Matthäus nennt - bewusst oder unbewusst - damit exakt jenen Zeitraum, in dem Kehl und Terzic zusammen die sportlichen Geschicke verantworten. Und prangert die fehlende Aufarbeitung längst bekannter Probleme an. „Man muss die Steine nicht erst umdrehen, wenn es nicht mehr anders geht. Warum dreht man sie nicht vorher um, wenn die Leistung nicht stimmt?”

Zwischen Anspruch und Realität

Damit spricht der TV-Experte einen wunden Punkt an bei der Borussia: Zwischen Anspruch und Realität klafft schon länger eine Lücke. Die mal kleiner ist, wie bei beinahe erfolgreichen Aufholjagd der letzten Rückrunde. Fast immer aber größer, wie eigentlich seit Jahren schon.

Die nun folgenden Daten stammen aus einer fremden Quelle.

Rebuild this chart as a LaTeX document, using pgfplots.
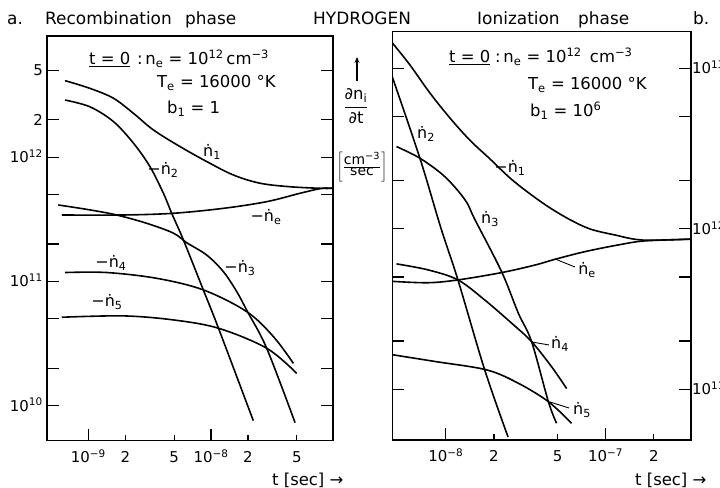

Und eine wirklich schonungslose Aufarbeitung lassen die jüngsten Personalentscheidungen auch nicht vermuten. Im Winter wurde das Trainerteam gravierend verändert, auf den entsprechend positiven Effekt müssen die Beobachter aber noch warten. Für die große Baustelle des Kaders im zentralen Mittelfeld war offenbar kein geeigneter Kandidat zu finden – nachdem schon im Sommer die Chance verpasst wurde, sich auf der Position endlich zu verstärken.

Stattdessen wurden dem Kader mit Ian Maatsen und Jadon Sancho zwei Leihspieler zugeführt. Zwar ohne das große finanzielle Risiko, in Maatsens Fall auch mit einigen Lichtblicken. Während sich bei Sancho nun offenbar bewahrheitet, was zu vermuten war: Dass der Spieler nicht aus dem Stand nach Monaten des Stillstands bei Manchester United nachhaltiges Spitzenniveau erreichen kann.

In den anstehenden Spielen gegen die Spitzenmannschaften müssen sowohl Maatsen, der in Eindhoven und auch zuletzt in der Bundesliga einige Probleme hatte, als auch Sancho ihren Mehrwert für die Mannschaft erst noch unter Beweis stellen. Und die Verantwortlichen aufhören, ihre Augen vor der Wirklichkeit zu verschließen.

Wo bleiben die Fortschritte?

„Das war heute definitiv kein Schritt zurück. Ich würde sagen ein kleiner nach vorne, kein großer.“ Das ließ Sebastian Kehl nach dem Spiel seiner Mannschaft in Heidenheim wissen. Die Partie beim renitenten Aufsteiger war die erste, in der seine Mannschaft ernsthafte Gegenwehr erfuhr und schnell beschränkt war in ihren personellen Alternativen und spielerischen Mitteln.

Trotzdem blieb Kehl bei seiner Meinung, dass sich die Mannschaft in den vergangenen Wochen „verbessert hat und besseren Fußball“ spiele. „Diese Entwicklung lasse ich mir nicht kaputtmachen!“

Das Spiel in Heidenheim war Anfang Februar, seitdem hat der BVB nur noch eines von vier Pflichtspielen gewonnen: Gegen den SC Freiburg. Die zweitschlechteste Mannschaft der Rückrunde.